Sturgeon warned as deal agreed on Scots powers


David Cameron said it was a “significant day for devolution” as the two sides reached an agreement on how the annual Scottish budget will be delivered after months of deadlock.

It means the SNP will have to take more responsibility for taxes and welfare spending north of the Border. Scottish Conservative leader Ruth Davidson said: “The buck stops with them.”

Talks over the so-called ‘fiscal framework’ put forward by the cross-party Smith Commission in the wake of the No vote in the referendum began in March last year.

The negotiations had stalled amid claims from the Nationalists that Scotland would be “worse off” under the new arrangements, sparking fears that the new Scotland Bill would have to be scrapped.

However, both sides have made concessions in recent weeks, with the ­final deal understood to be close to the compromise suggested by Ms Davidson of a “safety net” to protect Holyrood’s coffers.

The agreed package will see the Scottish budget protected for the next six years and guaranteed to receive “not a penny less” than it would under the current setup until 2022.

There will also be £3billion of additional borrowing powers and £200million to introduce all the new changes.

The deal was agreed during a telephone conversation between First Minister Nicola Sturgeon and Chancellor George Osborne following a revised offer from the Treasury yesterday afternoon.

Mr Osborne said: “This enables us to deliver on the Vow we made to the Scottish people and delivers one of the most powerful devolved parliaments in the world and the economic and national security that comes from being part of the UK.

“This clears the way for the debate in Scotland to move on to how these tax and spending powers should be used.”

The Prime Minister said: “The agreement is a major milestone in delivering a powerhouse parliament for Scotland and will enable us to make Holyrood one of the most devolved parliaments in the world.

“We have reached a deal which is fair to Scotland and fair to the whole of the UK. It delivers accountability to the Scottish Government and transforms politics in Scotland.”

Mr Cameron continued: “It means May’s Holyrood elections can be fought on the issues which matter the most: how the Scottish Government should use these new powers rather than what they are.

“I welcome this agreement, which shows that Scotland’s two governments can work constructively together for the benefit of Scottish people.”

Ms Sturgeon announced the agreement in a statement to the Scottish Parliament at 5.30pm, just hours after ­Finance Secretary John Swinney said there was still one “persistent” issue remaining between the two sides.

The biggest stumbling block has been the principle agreed by the Smith Commission which said that any deal should result in “no detriment” to taxpayers in Scotland or the rest of the UK.

After receiving the fresh offer from the Treasury, the First Minister told Holyrood: “There is now an agreement in place in principle that I believe we can recommend to Parliament.

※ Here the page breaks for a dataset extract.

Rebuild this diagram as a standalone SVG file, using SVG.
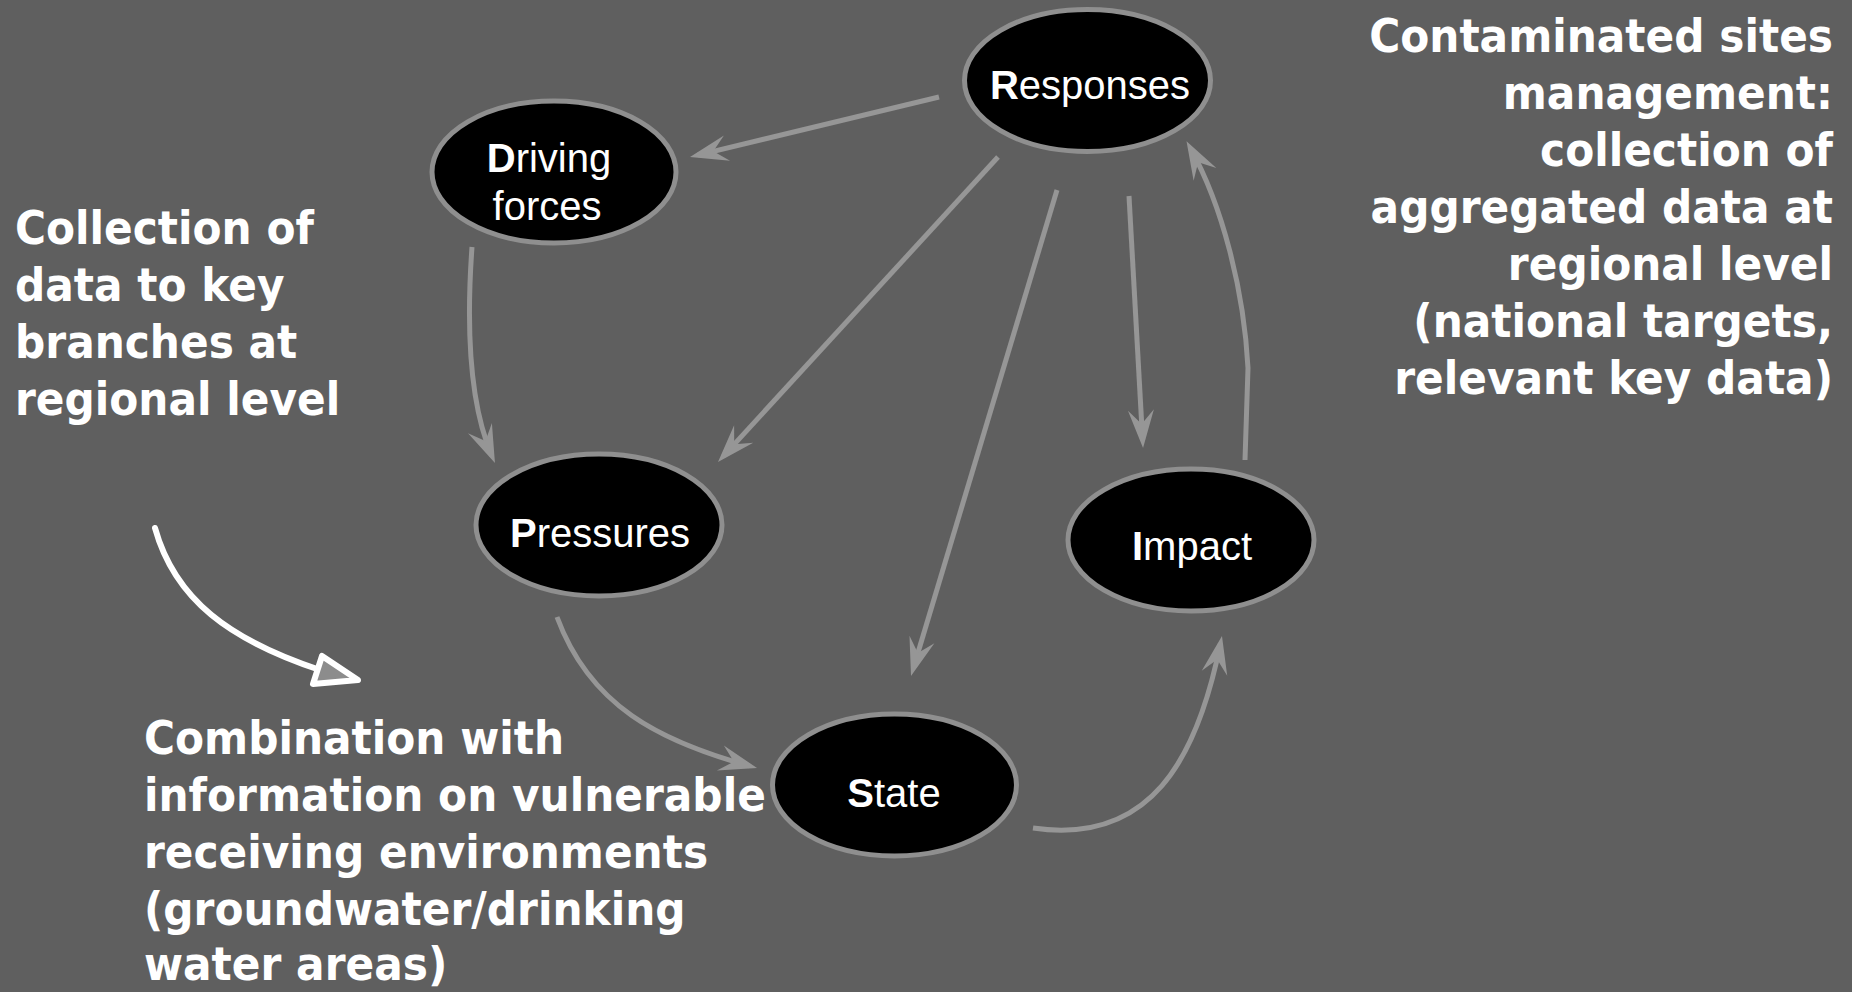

This deal will not allow a single pound or even a penny to be taken from the Scottish Government budget.”

Ms Davidson welcomed the deal and described it simply as “devolution delivered.” She added: “It delivers the stronger, more responsible Scottish Parliament that the people of Scotland were promised.

“It delivers on exactly the kind of Scotland that most people want – not separated from our neighbours but a Scotland with more power and control over its own affairs, still backed up by the strength and security of the United Kingdom.

The Scottish Tory leader continued: “It has not been easy and compromises have been required by both sides, but today’s deal shows that our two governments can work together for the good of Scotland.

“In the longer term, it now throws a major challenge to the SNP. Grudge and grievance will no longer wash. On tax, on welfare, and on our public services, the buck stops with them.”

Her Labour counterpart, Kezia Dugdale, described the news as “a historic moment for Scotland and one that we should all celebrate”. She added: “Scottish Labour’s position has been clear all along – we would only support a deal that protected the Barnett formula, which has benefited generations of Scots. It appears that this deal does exactly that and has our support.

“Now that an agreement has been reached every single political party in Scotland must focus on what we can do with these major new powers. The opportunities they provide are huge.

“Scottish politics will never be the same again thanks to these new powers. We have entered a new and exciting era of devolution.”

However, Lib Dem leader Willie ­Rennie was critical of both the Treasury and the SNP. 

He said: “The SNP and Tories have not agreed a good long-term deal for Scotland. The First Minister has still been unable to explain why she has agreed to the Treasury funding model given she has bitterly opposed it for months.”